** Begin Records **

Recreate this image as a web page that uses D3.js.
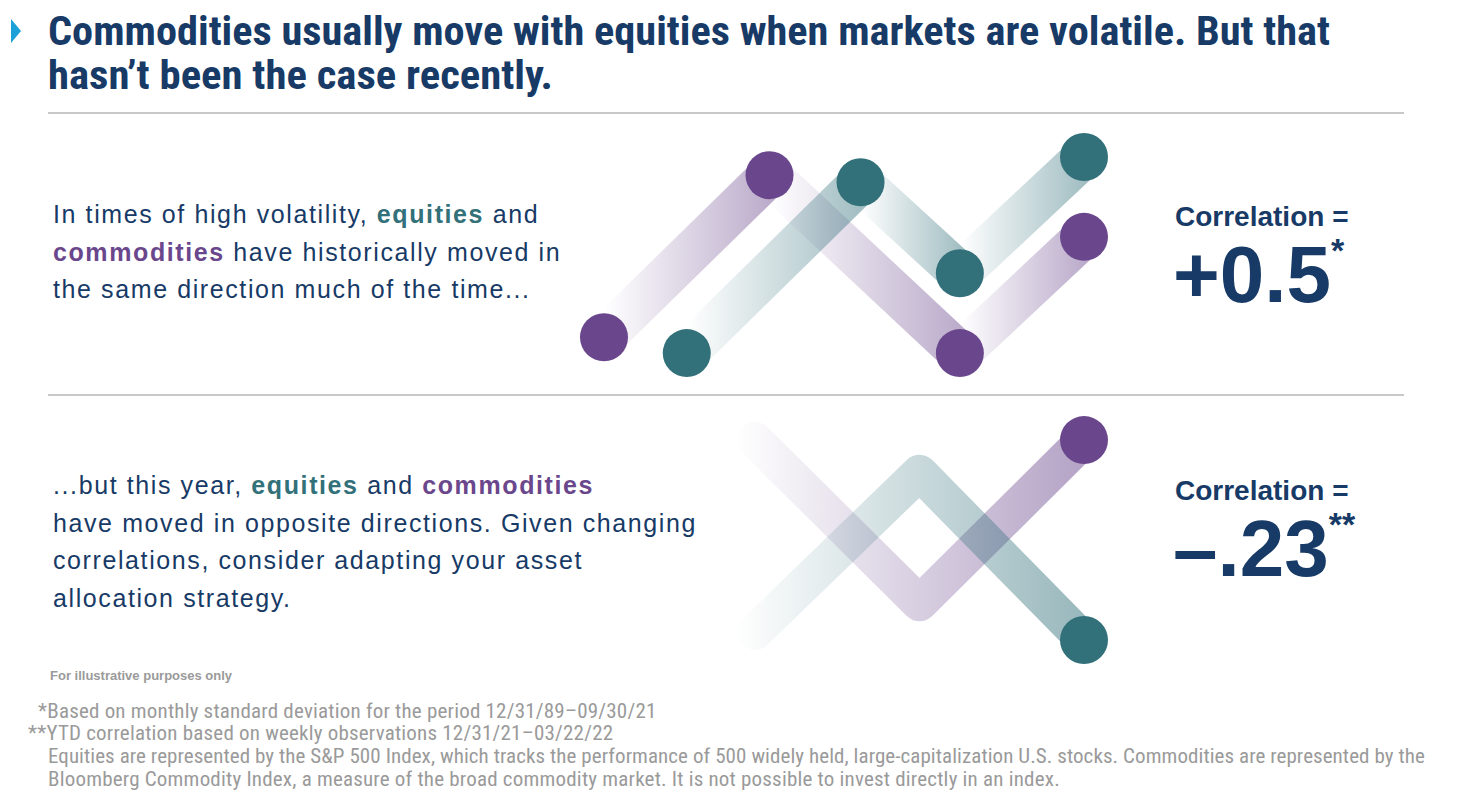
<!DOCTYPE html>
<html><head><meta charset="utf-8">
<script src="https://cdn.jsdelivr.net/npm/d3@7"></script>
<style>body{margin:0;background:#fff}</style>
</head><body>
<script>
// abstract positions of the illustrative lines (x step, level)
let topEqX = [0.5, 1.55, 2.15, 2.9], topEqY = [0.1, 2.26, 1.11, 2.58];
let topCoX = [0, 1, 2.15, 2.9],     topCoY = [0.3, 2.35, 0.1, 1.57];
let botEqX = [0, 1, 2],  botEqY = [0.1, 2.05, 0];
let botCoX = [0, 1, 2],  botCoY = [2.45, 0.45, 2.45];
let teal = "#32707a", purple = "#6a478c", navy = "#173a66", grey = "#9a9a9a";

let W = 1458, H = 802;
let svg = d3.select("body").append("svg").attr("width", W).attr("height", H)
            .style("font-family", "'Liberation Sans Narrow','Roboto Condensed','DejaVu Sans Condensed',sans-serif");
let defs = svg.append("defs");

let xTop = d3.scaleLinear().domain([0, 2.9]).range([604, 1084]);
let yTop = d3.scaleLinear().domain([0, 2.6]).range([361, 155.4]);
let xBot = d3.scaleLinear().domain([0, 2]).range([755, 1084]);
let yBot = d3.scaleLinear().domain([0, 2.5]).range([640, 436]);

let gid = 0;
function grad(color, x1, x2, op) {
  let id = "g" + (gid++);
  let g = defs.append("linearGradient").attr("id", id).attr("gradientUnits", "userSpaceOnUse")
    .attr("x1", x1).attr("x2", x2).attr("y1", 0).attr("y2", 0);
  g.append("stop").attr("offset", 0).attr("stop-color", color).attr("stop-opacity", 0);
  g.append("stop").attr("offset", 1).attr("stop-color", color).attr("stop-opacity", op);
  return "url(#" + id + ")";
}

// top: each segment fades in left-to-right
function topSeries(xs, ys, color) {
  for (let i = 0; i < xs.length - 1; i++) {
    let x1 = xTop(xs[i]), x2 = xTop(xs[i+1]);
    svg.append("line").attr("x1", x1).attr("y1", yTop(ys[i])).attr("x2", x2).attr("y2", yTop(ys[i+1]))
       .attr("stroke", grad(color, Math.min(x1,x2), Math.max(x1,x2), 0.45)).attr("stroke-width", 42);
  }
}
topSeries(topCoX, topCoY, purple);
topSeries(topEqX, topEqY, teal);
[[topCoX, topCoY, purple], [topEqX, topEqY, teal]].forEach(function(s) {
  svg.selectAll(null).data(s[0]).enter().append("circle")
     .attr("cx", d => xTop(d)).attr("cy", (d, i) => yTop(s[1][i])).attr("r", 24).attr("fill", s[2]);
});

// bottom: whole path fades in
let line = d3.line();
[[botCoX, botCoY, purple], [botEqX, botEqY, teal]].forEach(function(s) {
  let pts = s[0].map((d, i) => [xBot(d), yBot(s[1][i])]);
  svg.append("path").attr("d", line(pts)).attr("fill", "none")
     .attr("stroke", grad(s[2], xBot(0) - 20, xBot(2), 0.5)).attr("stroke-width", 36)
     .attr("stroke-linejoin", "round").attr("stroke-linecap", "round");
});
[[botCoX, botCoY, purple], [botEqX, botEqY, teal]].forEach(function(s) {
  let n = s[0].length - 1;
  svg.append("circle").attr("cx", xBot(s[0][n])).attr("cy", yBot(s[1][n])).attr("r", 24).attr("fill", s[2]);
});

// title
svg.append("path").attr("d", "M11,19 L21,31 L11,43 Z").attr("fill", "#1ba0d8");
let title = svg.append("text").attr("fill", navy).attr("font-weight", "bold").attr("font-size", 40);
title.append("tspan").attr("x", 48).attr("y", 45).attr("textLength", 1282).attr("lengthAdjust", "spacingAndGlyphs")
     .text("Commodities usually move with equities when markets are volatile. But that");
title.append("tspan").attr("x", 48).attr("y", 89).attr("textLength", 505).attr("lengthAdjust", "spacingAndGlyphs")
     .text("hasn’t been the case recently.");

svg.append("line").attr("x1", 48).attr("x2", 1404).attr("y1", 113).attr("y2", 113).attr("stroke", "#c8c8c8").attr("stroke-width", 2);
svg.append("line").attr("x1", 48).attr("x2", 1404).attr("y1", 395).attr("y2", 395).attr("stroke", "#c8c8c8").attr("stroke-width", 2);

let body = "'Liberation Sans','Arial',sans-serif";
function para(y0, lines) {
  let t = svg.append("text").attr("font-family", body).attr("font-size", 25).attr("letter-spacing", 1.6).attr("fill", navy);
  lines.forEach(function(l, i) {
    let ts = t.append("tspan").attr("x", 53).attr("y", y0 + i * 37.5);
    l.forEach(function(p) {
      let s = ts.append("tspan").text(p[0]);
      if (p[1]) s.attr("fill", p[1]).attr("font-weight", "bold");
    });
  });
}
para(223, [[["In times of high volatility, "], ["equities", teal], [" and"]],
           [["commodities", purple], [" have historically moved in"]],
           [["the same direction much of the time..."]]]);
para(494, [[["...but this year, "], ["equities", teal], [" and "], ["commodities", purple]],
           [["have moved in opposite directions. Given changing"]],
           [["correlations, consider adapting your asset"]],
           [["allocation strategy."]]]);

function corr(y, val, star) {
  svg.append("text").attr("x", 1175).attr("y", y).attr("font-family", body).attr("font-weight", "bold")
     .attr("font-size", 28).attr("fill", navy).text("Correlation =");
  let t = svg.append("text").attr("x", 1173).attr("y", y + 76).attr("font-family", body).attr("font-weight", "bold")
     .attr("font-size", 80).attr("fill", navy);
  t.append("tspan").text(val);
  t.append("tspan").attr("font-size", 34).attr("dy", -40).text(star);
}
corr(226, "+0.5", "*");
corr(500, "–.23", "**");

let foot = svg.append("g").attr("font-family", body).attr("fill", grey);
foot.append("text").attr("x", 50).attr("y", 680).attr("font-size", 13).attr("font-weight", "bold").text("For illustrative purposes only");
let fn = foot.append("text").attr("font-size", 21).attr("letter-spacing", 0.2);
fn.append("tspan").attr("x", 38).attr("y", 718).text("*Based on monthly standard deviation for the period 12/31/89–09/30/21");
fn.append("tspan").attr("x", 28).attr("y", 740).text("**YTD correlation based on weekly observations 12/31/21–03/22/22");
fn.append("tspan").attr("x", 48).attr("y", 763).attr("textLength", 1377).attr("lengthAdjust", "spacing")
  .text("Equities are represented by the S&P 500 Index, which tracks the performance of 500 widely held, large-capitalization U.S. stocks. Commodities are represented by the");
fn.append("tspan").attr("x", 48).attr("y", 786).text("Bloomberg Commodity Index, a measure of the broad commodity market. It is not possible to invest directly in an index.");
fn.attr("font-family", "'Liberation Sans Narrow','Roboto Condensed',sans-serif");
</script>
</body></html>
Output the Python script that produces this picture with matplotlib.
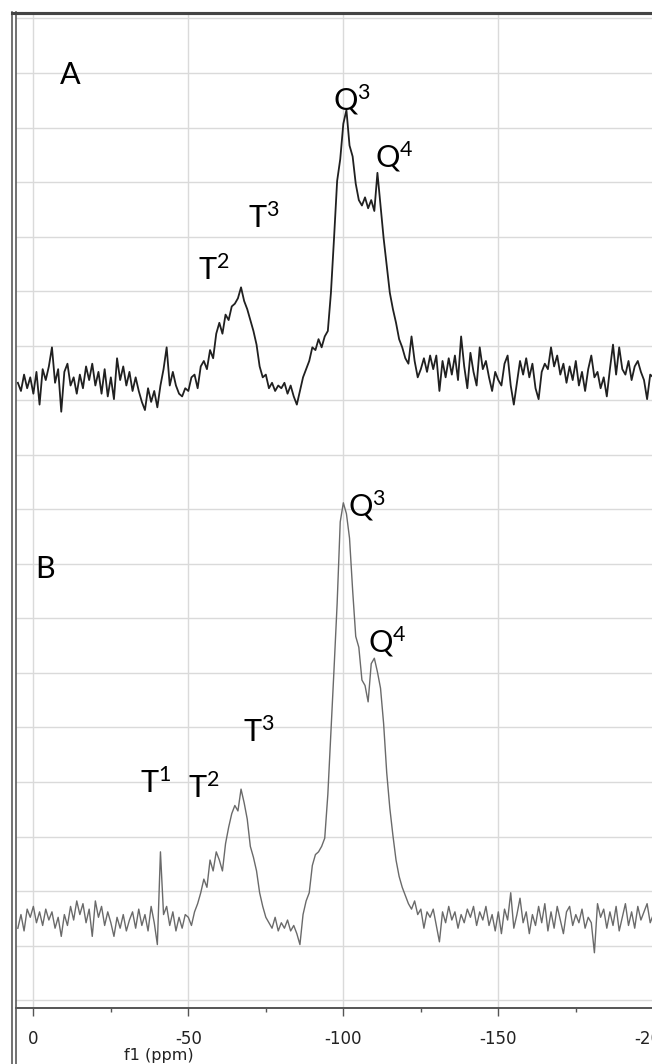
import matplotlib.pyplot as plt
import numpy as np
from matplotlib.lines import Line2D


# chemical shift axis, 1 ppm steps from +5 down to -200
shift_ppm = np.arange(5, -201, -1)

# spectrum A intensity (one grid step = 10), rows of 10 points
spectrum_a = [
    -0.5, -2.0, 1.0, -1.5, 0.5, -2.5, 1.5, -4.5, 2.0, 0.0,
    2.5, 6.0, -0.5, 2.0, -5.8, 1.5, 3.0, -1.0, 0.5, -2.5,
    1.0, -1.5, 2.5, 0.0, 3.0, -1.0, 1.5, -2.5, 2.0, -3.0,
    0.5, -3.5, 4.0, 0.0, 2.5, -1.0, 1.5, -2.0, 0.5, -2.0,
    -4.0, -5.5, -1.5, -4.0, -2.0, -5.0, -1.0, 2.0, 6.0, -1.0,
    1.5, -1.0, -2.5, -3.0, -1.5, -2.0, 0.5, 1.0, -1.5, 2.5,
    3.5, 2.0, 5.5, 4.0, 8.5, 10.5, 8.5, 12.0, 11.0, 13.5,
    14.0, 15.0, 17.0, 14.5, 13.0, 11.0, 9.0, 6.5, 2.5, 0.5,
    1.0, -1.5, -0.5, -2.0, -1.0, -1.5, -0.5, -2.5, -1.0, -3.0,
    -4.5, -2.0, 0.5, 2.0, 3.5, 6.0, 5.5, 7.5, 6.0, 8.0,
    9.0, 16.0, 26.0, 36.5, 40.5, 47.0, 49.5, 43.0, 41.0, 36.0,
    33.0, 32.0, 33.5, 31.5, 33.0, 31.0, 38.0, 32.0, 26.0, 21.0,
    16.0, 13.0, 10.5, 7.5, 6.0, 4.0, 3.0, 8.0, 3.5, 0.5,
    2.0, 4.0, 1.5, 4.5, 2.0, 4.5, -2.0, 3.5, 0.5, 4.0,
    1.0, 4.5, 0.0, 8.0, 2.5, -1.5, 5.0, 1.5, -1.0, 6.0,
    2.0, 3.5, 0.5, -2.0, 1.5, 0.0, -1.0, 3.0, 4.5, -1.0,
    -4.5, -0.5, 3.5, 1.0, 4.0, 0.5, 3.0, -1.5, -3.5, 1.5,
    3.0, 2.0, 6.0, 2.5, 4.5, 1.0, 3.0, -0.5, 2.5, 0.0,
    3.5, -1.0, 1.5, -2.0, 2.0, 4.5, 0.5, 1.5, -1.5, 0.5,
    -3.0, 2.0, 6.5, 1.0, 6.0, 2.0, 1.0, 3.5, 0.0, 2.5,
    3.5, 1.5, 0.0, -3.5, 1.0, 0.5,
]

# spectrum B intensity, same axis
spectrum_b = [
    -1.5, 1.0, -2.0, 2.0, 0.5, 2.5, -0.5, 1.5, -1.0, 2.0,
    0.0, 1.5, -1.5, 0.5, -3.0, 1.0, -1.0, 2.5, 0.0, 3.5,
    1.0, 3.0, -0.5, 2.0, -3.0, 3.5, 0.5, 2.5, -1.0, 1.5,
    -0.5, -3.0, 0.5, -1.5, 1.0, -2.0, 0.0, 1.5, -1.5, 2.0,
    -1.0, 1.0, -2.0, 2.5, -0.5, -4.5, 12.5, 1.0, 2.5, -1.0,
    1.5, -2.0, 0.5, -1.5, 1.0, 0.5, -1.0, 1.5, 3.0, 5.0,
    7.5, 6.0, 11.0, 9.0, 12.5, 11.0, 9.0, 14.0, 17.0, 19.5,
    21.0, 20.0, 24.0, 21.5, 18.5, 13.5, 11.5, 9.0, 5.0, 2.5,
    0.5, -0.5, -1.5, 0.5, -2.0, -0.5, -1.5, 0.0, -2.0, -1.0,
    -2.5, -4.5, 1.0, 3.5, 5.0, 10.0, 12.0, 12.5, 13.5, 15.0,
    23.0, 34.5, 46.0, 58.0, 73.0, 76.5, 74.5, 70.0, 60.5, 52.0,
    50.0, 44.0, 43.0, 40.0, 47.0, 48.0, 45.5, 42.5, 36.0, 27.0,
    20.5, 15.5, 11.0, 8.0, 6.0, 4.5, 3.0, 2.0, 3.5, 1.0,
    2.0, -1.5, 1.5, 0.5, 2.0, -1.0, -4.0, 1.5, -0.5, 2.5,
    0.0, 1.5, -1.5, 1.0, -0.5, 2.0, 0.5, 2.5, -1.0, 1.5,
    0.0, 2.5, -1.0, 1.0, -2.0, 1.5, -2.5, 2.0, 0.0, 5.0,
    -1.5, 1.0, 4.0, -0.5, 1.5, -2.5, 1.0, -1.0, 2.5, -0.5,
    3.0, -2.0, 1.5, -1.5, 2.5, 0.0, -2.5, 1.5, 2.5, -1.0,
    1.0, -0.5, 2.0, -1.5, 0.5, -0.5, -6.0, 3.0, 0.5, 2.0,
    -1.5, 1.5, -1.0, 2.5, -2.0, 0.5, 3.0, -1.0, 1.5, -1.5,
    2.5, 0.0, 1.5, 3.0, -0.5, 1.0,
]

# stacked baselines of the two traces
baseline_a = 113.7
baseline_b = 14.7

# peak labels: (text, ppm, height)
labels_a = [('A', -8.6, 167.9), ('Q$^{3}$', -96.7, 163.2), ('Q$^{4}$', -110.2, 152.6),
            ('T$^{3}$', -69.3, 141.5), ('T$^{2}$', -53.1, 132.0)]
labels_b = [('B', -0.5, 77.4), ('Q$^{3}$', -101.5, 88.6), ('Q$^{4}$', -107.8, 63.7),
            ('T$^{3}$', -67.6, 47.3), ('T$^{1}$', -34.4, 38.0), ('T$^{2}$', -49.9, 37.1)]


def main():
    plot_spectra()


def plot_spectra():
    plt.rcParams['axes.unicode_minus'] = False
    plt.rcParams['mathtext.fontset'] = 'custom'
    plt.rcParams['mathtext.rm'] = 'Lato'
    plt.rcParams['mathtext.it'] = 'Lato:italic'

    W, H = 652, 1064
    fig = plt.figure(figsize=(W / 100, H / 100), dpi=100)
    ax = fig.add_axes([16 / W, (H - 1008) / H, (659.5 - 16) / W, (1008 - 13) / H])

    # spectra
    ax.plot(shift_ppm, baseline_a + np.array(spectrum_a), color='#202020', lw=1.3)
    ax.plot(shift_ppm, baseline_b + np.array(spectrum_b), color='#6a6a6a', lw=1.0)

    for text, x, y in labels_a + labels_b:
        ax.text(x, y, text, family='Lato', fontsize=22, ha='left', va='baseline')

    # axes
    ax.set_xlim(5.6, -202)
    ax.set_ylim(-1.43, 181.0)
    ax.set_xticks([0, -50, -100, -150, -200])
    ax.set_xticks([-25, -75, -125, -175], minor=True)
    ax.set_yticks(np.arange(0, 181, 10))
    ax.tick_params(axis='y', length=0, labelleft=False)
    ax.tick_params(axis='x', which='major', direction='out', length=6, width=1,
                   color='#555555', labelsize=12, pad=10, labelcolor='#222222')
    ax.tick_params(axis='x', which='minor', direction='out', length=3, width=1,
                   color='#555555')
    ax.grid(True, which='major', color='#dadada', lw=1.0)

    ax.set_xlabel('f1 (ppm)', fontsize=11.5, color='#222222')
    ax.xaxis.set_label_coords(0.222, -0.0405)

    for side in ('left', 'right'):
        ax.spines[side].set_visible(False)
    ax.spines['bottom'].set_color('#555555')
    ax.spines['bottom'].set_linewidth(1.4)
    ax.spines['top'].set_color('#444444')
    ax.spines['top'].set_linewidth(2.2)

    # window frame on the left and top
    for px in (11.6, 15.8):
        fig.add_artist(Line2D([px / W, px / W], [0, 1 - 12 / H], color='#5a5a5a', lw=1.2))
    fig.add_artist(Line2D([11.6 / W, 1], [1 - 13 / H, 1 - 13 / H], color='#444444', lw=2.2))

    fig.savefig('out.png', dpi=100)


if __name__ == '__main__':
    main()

** End Records **

Short exercise: In the listing above, find the line containing "Output the Python" and the line containing "shift_ppm = np.arange(5, -201, -1)". Print those two lines and every line between them exactly, with no pictures.

The solution:
Output the Python script that produces this picture with matplotlib.
import matplotlib.pyplot as plt
import numpy as np
from matplotlib.lines import Line2D


# chemical shift axis, 1 ppm steps from +5 down to -200
shift_ppm = np.arange(5, -201, -1)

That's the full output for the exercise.